Plant Availability of Phosphorus in Swine Slurry and Cattle Feedlot Manure

  1. Bahman Eghballa,
  2. Brian J. Wienhold *a,
  3. Bryan L. Woodburyb and
  4. Roger A. Eigenbergb
  1. a USDA-ARS, Lincoln, NE 68583
    b USDA-ARS, Clay Center, NE 68933

Abstract

To utilize manure P for crop production, P release and plant availability needs to be quantified. An incubation study was conducted to determine P availability from swine (Sus scrofa) and cattle (Bos taurus) feedlot manure in three soils.

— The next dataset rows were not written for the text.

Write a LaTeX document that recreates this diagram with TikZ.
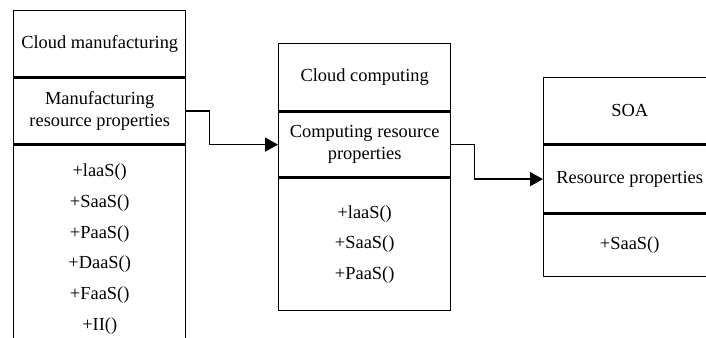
\documentclass[tikz,border=0pt]{standalone}
\usepackage{fontspec}
\setmainfont{Liberation Serif}
\usetikzlibrary{positioning,arrows.meta}

\begin{document}
\begin{tikzpicture}[x=0.5pt, y=-0.5pt,
    compart/.style={rectangle, draw, line width=0.7pt, minimum width=86pt, inner sep=0pt, align=center, font=\fontsize{9.2}{11}\selectfont},
    ops/.style={compart, font=\fontsize{9.2}{15.4}\selectfont},
    line/.style={draw, line width=0.75pt, -{Triangle[length=6.5pt,width=7pt]}}]

    \clip (0,0) rectangle (706,337);

    % Cloud manufacturing
    \node [compart, minimum height=33pt, anchor=north west] (cm-head) at (13,10) {Cloud manufacturing};
    \node [compart, minimum height=33pt, below=0pt of cm-head] (cm-attr) {Manufacturing\\resource properties};
    \node [ops, minimum height=103.5pt, below=0pt of cm-attr] (cm-ops) {+laaS()\\+SaaS()\\+PaaS()\\+DaaS()\\+FaaS()\\+II()};

    % Cloud computing
    \node [compart, minimum height=33.5pt, anchor=north west] (cc-head) at (278,43) {Cloud computing};
    \node [compart, minimum height=32.5pt, below=0pt of cc-head] (cc-attr) {Computing resource\\properties};
    \node [ops, minimum height=66pt, below=0pt of cc-attr] (cc-ops) {+laaS()\\+SaaS()\\+PaaS()};

    % SOA
    \node [compart, minimum height=33pt, anchor=north west] (soa-head) at (543,77) {SOA};
    \node [compart, minimum height=34pt, below=0pt of soa-head] (soa-attr) {Resource properties};
    \node [ops, minimum height=31pt, below=0pt of soa-attr] (soa-ops) {+SaaS()};

    % Paths
    \path [line] (cm-attr.east) -- ++(23,0) |- (cc-attr.west);
    \path [line] (cc-attr.east) -- ++(23,0) |- (soa-attr.west);

\end{tikzpicture}
\end{document}
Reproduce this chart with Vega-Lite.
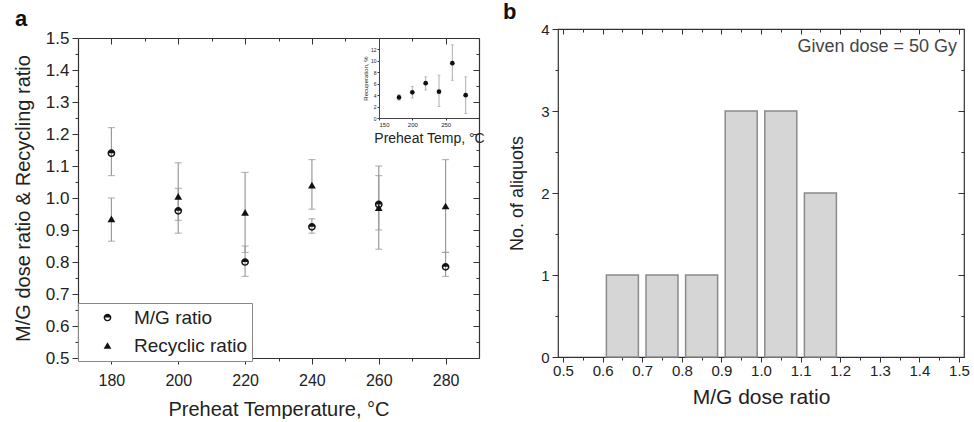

Treatments for each manure included temperature (11, 18, 25, and 32°C), water regime [constant 60% water-filled pore space (WFPS) vs. four dry-down cycles of 60 to 30% WFPS], time, and soils (Catlin silt loam, Sharpsburg silty clay loam, and Valentine fine sand). In another study, synthetic P fertilizer was used to determine the fraction of P that becomes unavailable with time to compare with manure P. Time, soil, and manure application were factors that influenced soil test P and water-soluble P during incubation. At the low synthetic P fertilizer rate of 6 μg g−1, about 12 kg P ha−1, none of the applied P remained available in the Catlin soil while about one-third remained plant available in the Sharpsburg soil and two-thirds in the Valentine soil. At the high P rate, 68 mg kg−1, 38 to 83% of fertilizer P remained available in the three soils. Phosphorus availability was 60 to 100% of applied cattle manure P and 52 to 100% of swine slurry P in the three soils. Phosphorus availability in the Sharpsburg soil was 100% of P in both manure types. Phosphorus availability from manure is high, and manure can be used similar to inorganic P fertilizer in soils where P-based application is made in areas susceptible to P loss in runoff. In P-deficient soils, a P availability of 70% should be used.